### Objective
Please copy out exactly, and only, the lines between the line with "Generate a web" and the line with "25370, 23634, 24212, 26180, 25254, 25833, 25833];", both included. Pictures are to be omitted.

━━━━━ Exercise material ━━━━━

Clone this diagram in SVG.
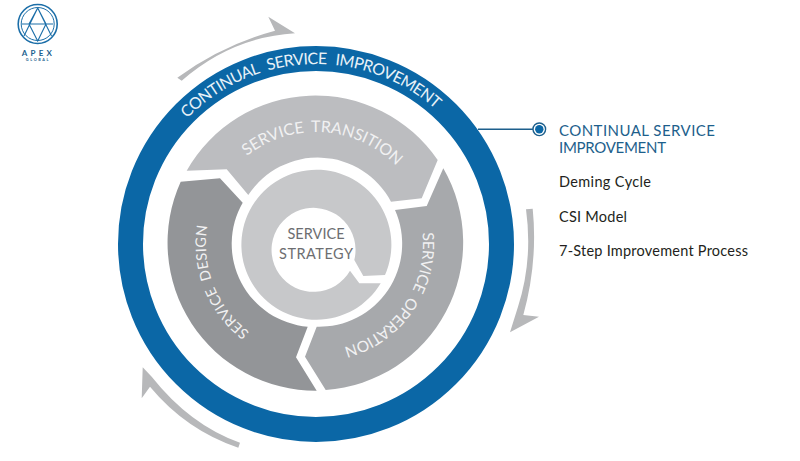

━━━━━
━━━━━ Exercise material ━━━━━

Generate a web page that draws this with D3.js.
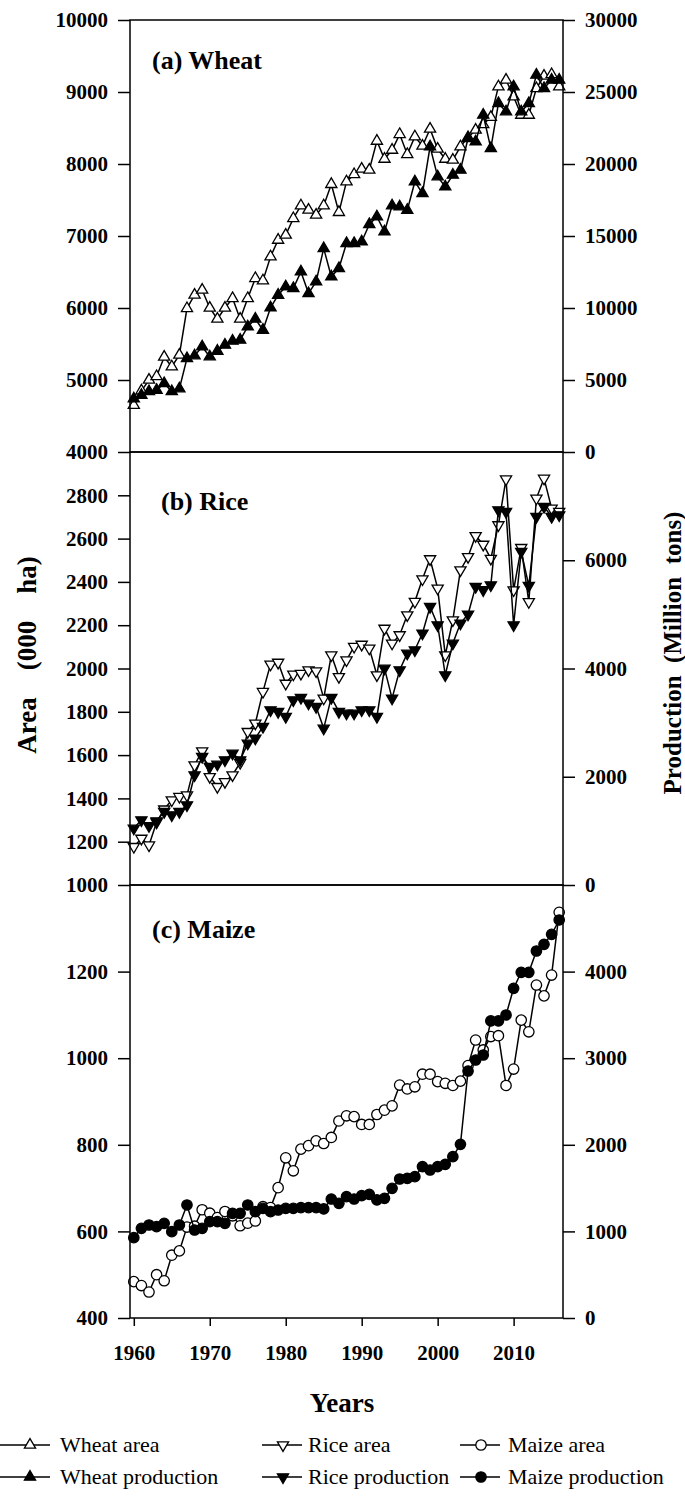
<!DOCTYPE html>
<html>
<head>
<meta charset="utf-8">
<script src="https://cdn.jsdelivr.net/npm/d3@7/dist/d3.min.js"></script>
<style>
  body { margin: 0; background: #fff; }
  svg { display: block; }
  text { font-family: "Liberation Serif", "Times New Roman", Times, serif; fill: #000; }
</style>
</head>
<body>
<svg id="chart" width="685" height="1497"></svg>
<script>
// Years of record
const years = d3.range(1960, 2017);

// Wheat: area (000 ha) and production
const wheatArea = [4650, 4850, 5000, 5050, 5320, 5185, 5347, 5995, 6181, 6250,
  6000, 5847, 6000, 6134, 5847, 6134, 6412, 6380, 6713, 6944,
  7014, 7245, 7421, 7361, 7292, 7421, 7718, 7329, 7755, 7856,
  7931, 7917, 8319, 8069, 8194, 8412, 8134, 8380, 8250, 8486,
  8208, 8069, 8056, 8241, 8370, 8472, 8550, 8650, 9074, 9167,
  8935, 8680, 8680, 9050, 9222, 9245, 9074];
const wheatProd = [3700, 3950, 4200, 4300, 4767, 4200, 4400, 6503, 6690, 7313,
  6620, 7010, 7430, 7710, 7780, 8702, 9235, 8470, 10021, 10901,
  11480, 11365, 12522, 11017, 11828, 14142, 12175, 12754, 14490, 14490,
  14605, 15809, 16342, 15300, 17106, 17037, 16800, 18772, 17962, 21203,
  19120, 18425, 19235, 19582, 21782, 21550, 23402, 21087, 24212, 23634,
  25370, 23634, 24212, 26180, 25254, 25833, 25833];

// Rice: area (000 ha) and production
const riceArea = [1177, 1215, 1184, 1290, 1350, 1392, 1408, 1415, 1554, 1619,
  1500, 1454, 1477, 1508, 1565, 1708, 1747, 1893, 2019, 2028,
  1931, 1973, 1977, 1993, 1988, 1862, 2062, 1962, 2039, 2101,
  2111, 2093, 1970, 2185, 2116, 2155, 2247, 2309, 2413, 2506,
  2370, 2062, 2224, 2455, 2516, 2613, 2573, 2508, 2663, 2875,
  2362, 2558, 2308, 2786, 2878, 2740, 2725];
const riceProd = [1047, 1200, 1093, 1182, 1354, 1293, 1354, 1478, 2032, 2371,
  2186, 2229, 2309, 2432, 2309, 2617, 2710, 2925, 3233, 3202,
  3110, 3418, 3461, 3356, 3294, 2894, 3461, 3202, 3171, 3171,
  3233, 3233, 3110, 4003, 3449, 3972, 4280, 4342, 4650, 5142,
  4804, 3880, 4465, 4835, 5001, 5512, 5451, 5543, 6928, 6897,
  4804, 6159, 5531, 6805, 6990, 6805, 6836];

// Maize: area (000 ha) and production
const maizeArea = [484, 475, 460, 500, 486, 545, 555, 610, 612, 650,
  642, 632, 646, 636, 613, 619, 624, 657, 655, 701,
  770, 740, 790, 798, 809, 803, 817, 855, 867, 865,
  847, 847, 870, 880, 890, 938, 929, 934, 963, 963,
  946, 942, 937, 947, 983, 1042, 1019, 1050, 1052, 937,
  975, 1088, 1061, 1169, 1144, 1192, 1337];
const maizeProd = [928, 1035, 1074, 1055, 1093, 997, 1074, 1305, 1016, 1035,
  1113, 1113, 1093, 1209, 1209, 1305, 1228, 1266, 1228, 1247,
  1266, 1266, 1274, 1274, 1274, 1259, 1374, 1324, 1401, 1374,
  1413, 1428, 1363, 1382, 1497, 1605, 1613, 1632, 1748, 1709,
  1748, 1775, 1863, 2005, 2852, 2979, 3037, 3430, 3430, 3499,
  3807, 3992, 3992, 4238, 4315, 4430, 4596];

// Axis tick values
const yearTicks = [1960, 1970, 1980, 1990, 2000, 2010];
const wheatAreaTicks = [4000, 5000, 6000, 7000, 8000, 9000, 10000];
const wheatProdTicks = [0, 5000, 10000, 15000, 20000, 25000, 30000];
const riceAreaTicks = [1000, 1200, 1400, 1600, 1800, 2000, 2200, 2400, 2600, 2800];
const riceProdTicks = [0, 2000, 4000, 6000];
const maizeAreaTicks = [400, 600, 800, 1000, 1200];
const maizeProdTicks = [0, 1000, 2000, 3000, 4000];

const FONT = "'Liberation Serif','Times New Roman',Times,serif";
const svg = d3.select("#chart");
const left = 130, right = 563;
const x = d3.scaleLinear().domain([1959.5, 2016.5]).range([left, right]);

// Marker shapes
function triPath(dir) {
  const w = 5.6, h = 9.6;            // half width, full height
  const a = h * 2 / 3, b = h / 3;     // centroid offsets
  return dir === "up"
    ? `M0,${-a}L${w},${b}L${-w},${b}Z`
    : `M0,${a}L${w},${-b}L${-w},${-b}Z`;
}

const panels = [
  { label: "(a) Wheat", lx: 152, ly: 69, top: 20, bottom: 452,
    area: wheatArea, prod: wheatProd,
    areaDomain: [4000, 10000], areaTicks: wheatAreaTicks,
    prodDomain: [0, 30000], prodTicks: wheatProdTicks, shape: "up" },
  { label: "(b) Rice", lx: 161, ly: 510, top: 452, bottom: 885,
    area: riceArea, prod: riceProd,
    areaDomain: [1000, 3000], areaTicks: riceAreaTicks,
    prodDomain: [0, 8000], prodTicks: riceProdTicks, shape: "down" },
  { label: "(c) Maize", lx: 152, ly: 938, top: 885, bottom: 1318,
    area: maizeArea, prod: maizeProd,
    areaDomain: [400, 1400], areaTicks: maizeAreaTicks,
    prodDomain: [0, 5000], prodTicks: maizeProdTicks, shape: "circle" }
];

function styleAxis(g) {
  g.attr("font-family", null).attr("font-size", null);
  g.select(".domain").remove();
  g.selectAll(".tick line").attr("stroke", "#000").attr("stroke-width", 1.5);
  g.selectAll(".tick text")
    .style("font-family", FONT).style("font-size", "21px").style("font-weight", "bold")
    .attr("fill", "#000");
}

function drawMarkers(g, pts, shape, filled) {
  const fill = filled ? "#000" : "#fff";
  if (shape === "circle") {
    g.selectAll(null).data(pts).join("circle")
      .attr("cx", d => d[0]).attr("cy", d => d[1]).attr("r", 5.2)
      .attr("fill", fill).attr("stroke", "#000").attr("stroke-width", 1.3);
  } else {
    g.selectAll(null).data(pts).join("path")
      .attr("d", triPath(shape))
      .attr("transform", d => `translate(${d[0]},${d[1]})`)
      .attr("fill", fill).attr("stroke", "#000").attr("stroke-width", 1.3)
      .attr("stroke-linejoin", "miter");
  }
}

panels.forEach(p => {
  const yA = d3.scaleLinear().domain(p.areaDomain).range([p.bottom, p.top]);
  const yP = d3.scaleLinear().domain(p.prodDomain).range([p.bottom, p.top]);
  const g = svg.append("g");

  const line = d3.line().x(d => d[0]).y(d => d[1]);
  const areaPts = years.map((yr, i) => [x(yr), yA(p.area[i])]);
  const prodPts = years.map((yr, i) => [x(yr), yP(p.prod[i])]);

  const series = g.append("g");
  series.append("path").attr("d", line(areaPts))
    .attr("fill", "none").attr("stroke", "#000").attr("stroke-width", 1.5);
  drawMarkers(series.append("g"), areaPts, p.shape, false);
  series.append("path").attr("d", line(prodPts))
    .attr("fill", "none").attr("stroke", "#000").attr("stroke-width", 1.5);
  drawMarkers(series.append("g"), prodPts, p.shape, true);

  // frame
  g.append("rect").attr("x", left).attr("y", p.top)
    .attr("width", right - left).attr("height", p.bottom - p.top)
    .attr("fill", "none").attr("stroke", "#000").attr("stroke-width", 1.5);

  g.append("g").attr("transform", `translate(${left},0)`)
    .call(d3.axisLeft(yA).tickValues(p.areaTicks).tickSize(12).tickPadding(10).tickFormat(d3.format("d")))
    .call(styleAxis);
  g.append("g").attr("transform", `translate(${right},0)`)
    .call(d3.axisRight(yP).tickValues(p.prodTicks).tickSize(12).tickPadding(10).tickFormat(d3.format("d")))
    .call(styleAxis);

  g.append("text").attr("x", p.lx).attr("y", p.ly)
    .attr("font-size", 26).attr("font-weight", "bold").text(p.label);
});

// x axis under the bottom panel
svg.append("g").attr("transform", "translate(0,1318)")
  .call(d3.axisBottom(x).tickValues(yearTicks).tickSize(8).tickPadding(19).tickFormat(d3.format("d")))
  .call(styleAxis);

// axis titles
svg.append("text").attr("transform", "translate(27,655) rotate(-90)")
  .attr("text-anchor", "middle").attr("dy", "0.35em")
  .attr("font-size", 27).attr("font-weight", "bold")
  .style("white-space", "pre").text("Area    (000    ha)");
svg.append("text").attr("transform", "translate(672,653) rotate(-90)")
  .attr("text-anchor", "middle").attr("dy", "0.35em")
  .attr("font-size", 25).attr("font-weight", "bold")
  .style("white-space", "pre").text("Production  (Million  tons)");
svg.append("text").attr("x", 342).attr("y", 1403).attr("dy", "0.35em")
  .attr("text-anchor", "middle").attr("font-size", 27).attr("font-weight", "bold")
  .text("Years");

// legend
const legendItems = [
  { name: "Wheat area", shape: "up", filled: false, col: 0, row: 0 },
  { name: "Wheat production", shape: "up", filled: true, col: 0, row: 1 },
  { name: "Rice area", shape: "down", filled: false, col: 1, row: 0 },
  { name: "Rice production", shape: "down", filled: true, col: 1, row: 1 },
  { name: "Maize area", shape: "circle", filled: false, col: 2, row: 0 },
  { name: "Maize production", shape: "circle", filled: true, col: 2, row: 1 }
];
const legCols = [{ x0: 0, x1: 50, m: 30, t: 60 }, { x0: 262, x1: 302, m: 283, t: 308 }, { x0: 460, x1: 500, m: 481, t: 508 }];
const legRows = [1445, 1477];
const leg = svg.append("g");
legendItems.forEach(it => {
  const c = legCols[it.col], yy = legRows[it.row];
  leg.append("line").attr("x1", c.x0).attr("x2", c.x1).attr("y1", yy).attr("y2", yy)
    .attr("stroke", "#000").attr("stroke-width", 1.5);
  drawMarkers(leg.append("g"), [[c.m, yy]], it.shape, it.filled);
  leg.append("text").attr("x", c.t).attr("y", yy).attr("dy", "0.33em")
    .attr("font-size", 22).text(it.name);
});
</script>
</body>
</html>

━━━━━
━━━━━ Exercise material ━━━━━

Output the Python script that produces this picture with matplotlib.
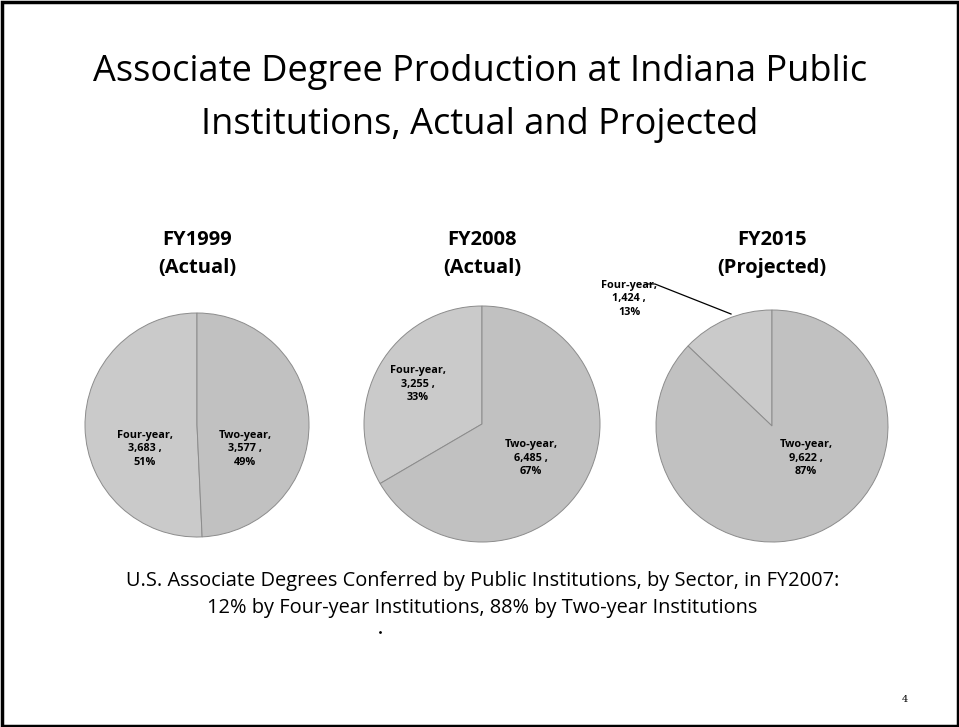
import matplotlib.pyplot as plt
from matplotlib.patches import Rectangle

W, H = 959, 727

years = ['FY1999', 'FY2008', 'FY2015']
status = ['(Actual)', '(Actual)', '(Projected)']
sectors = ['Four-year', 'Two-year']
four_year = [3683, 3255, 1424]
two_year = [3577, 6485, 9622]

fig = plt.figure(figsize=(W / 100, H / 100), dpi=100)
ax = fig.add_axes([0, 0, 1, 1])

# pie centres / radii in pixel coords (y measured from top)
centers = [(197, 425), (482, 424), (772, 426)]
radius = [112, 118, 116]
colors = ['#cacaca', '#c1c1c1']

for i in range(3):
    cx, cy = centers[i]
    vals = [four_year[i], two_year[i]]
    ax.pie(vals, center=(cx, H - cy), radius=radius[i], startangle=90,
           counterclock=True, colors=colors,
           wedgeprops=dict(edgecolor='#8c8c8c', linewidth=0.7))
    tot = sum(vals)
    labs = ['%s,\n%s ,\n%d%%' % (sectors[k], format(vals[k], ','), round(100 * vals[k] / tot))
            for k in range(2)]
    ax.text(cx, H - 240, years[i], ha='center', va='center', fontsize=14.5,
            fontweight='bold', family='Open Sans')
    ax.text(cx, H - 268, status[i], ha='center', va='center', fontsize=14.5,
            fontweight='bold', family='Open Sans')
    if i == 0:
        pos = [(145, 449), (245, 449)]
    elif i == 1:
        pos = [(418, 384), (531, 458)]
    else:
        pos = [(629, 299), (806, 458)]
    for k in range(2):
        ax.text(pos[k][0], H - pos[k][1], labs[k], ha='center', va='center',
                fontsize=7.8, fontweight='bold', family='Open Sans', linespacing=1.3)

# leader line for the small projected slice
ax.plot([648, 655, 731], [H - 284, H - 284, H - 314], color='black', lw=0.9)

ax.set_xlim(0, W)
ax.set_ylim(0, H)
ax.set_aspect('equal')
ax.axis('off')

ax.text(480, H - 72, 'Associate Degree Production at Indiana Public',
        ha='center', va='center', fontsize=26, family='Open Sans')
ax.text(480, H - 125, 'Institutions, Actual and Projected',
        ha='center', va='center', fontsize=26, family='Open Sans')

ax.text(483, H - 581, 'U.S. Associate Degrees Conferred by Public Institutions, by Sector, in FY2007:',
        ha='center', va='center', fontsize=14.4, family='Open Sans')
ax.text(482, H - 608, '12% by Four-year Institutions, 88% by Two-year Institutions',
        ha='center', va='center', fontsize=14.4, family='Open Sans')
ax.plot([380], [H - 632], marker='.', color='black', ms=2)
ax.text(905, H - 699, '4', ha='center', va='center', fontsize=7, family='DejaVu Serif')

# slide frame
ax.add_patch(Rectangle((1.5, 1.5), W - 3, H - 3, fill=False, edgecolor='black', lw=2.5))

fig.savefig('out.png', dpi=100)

━━━━━

### Expected output
Generate a web page that draws this with D3.js.
<!DOCTYPE html>
<html>
<head>
<meta charset="utf-8">
<script src="https://cdn.jsdelivr.net/npm/d3@7/dist/d3.min.js"></script>
<style>
  body { margin: 0; background: #fff; }
  svg { display: block; }
  text { font-family: "Liberation Serif", "Times New Roman", Times, serif; fill: #000; }
</style>
</head>
<body>
<svg id="chart" width="685" height="1497"></svg>
<script>
// Years of record
const years = d3.range(1960, 2017);

// Wheat: area (000 ha) and production
const wheatArea = [4650, 4850, 5000, 5050, 5320, 5185, 5347, 5995, 6181, 6250,
  6000, 5847, 6000, 6134, 5847, 6134, 6412, 6380, 6713, 6944,
  7014, 7245, 7421, 7361, 7292, 7421, 7718, 7329, 7755, 7856,
  7931, 7917, 8319, 8069, 8194, 8412, 8134, 8380, 8250, 8486,
  8208, 8069, 8056, 8241, 8370, 8472, 8550, 8650, 9074, 9167,
  8935, 8680, 8680, 9050, 9222, 9245, 9074];
const wheatProd = [3700, 3950, 4200, 4300, 4767, 4200, 4400, 6503, 6690, 7313,
  6620, 7010, 7430, 7710, 7780, 8702, 9235, 8470, 10021, 10901,
  11480, 11365, 12522, 11017, 11828, 14142, 12175, 12754, 14490, 14490,
  14605, 15809, 16342, 15300, 17106, 17037, 16800, 18772, 17962, 21203,
  19120, 18425, 19235, 19582, 21782, 21550, 23402, 21087, 24212, 23634,
  25370, 23634, 24212, 26180, 25254, 25833, 25833];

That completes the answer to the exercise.